> _Problem details_: Your copy of the material must match it exactly, except that pictures are dropped.

--- START OF Task data ---

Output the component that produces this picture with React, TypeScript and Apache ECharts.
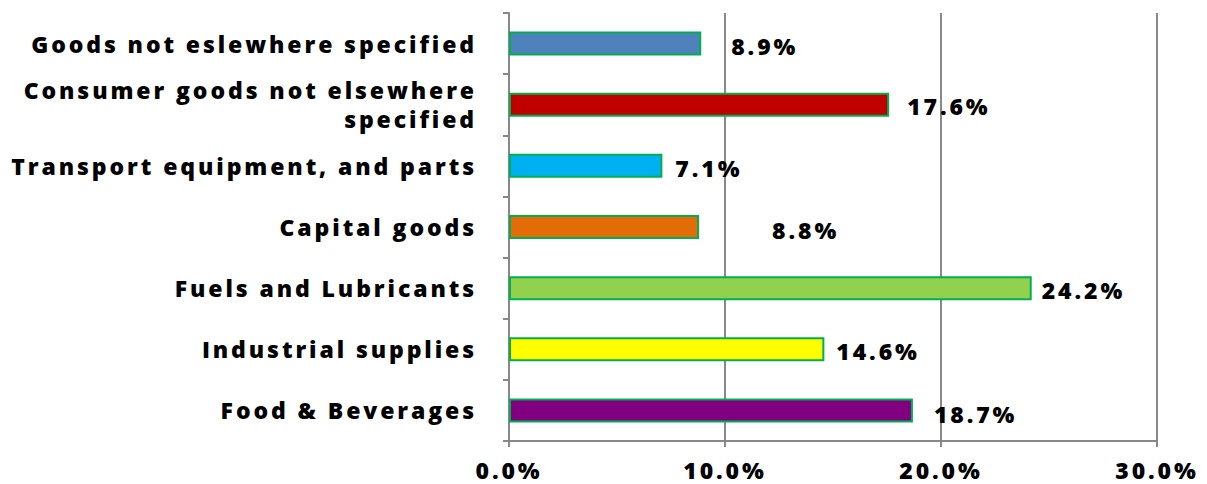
import React, { useEffect, useRef } from "react";
import * as echarts from "echarts";

const categories = [
  "Food & Beverages",
  "Industrial supplies",
  "Fuels and Lubricants",
  "Capital goods",
  "Transport equipment, and parts",
  "Consumer goods not elsewhere\nspecified",
  "Goods not eslewhere specified",
];
const values = [18.7, 14.6, 24.2, 8.8, 7.1, 17.6, 8.9];
const barColors = ["#800080", "#FFFF00", "#92D050", "#E36C09", "#00B0F0", "#C00000", "#4F81BD"];
const labelOffsets: [number, number][] = [
  [16, 4],
  [7, 2],
  [5, 2],
  [68, 3],
  [8, 2],
  [13, 1],
  [25, 2],
];
const xTicks = [0, 10, 20, 30];

export default function App() {
  const ref = useRef<HTMLDivElement>(null);
  useEffect(() => {
    if (!ref.current) return;
    const chart = echarts.init(ref.current, null, { renderer: "svg" });
    const font = "Open Sans";
    const weight = 800;
    chart.setOption({
      animation: false,
      backgroundColor: "#ffffff",
      grid: { left: 509, right: 50, top: 13, bottom: 43, containLabel: false },
      xAxis: {
        type: "value",
        min: xTicks[0],
        max: xTicks[xTicks.length - 1],
        interval: 10,
        axisLine: { show: true, lineStyle: { color: "#888888", width: 2 } },
        axisTick: { show: true, length: 6, lineStyle: { color: "#888888", width: 2 } },
        splitLine: { show: true, lineStyle: { color: "#888888", width: 2 } },
        axisLabel: {
          formatter: (v: number) => v.toFixed(1) + "%",
          color: "#000",
          fontFamily: font,
          fontWeight: weight,
          fontSize: 23,
          margin: 17,
        },
      },
      yAxis: {
        type: "category",
        data: categories,
        axisLine: { show: true, lineStyle: { color: "#888888", width: 2 } },
        axisTick: { show: true, length: 6, lineStyle: { color: "#888888", width: 2 } },
        axisLabel: {
          color: "#000",
          fontFamily: font,
          fontWeight: weight,
          fontSize: 23,
          margin: 32,
          align: "right",
          lineHeight: 29,
        },
      },
      series: [
        {
          type: "bar",
          barWidth: 24,
          data: values.map((v, i) => ({
            value: v,
            itemStyle: { color: barColors[i], borderColor: "#00B050", borderWidth: 2 },
            label: { offset: labelOffsets[i] },
          })),
          label: {
            show: true,
            position: "right",
            distance: 5,
            formatter: (p: any) => Number(p.value).toFixed(1) + "%",
            color: "#000",
            fontFamily: font,
            fontWeight: weight,
            fontSize: 23,
          },
        },
      ],
    });
    return () => chart.dispose();
  }, []);
  return (
    <div
      ref={ref}
      style={{ position: "fixed", left: 0, top: 0, width: 1207, height: 484, letterSpacing: "2.9px" }}
    />
  );
}
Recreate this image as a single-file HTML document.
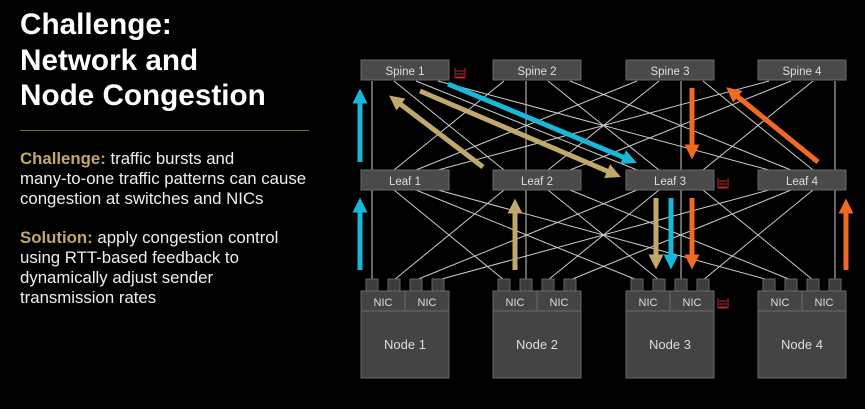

--- END OF Task data ---

> _Answer for the task_:
Output the component that produces this picture with React, TypeScript and Apache ECharts.
import React, { useEffect, useRef } from "react";
import * as echarts from "echarts";

const categories = [
  "Food & Beverages",
  "Industrial supplies",
  "Fuels and Lubricants",
  "Capital goods",
  "Transport equipment, and parts",
  "Consumer goods not elsewhere\nspecified",
  "Goods not eslewhere specified",
];
const values = [18.7, 14.6, 24.2, 8.8, 7.1, 17.6, 8.9];
const barColors = ["#800080", "#FFFF00", "#92D050", "#E36C09", "#00B0F0", "#C00000", "#4F81BD"];
const labelOffsets: [number, number][] = [
  [16, 4],
  [7, 2],
  [5, 2],
  [68, 3],
  [8, 2],
  [13, 1],
  [25, 2],
];
const xTicks = [0, 10, 20, 30];

export default function App() {
  const ref = useRef<HTMLDivElement>(null);
  useEffect(() => {
    if (!ref.current) return;
    const chart = echarts.init(ref.current, null, { renderer: "svg" });
    const font = "Open Sans";
    const weight = 800;
    chart.setOption({
      animation: false,
      backgroundColor: "#ffffff",
      grid: { left: 509, right: 50, top: 13, bottom: 43, containLabel: false },
      xAxis: {
        type: "value",
        min: xTicks[0],
        max: xTicks[xTicks.length - 1],
        interval: 10,
        axisLine: { show: true, lineStyle: { color: "#888888", width: 2 } },
        axisTick: { show: true, length: 6, lineStyle: { color: "#888888", width: 2 } },
        splitLine: { show: true, lineStyle: { color: "#888888", width: 2 } },
        axisLabel: {
          formatter: (v: number) => v.toFixed(1) + "%",
          color: "#000",
          fontFamily: font,
          fontWeight: weight,
          fontSize: 23,
          margin: 17,
        },
      },
      yAxis: {
        type: "category",
        data: categories,
        axisLine: { show: true, lineStyle: { color: "#888888", width: 2 } },
        axisTick: { show: true, length: 6, lineStyle: { color: "#888888", width: 2 } },
        axisLabel: {
          color: "#000",
          fontFamily: font,
          fontWeight: weight,
          fontSize: 23,
          margin: 32,
          align: "right",
          lineHeight: 29,
        },
      },
      series: [
        {
          type: "bar",
          barWidth: 24,
          data: values.map((v, i) => ({
            value: v,
            itemStyle: { color: barColors[i], borderColor: "#00B050", borderWidth: 2 },
            label: { offset: labelOffsets[i] },
          })),
          label: {
            show: true,
            position: "right",
            distance: 5,
            formatter: (p: any) => Number(p.value).toFixed(1) + "%",
            color: "#000",
            fontFamily: font,
            fontWeight: weight,
            fontSize: 23,
          },
        },
      ],
    });
    return () => chart.dispose();
  }, []);
  return (
    <div
      ref={ref}
      style={{ position: "fixed", left: 0, top: 0, width: 1207, height: 484, letterSpacing: "2.9px" }}
    />
  );
}
Recreate this image as a single-file HTML document.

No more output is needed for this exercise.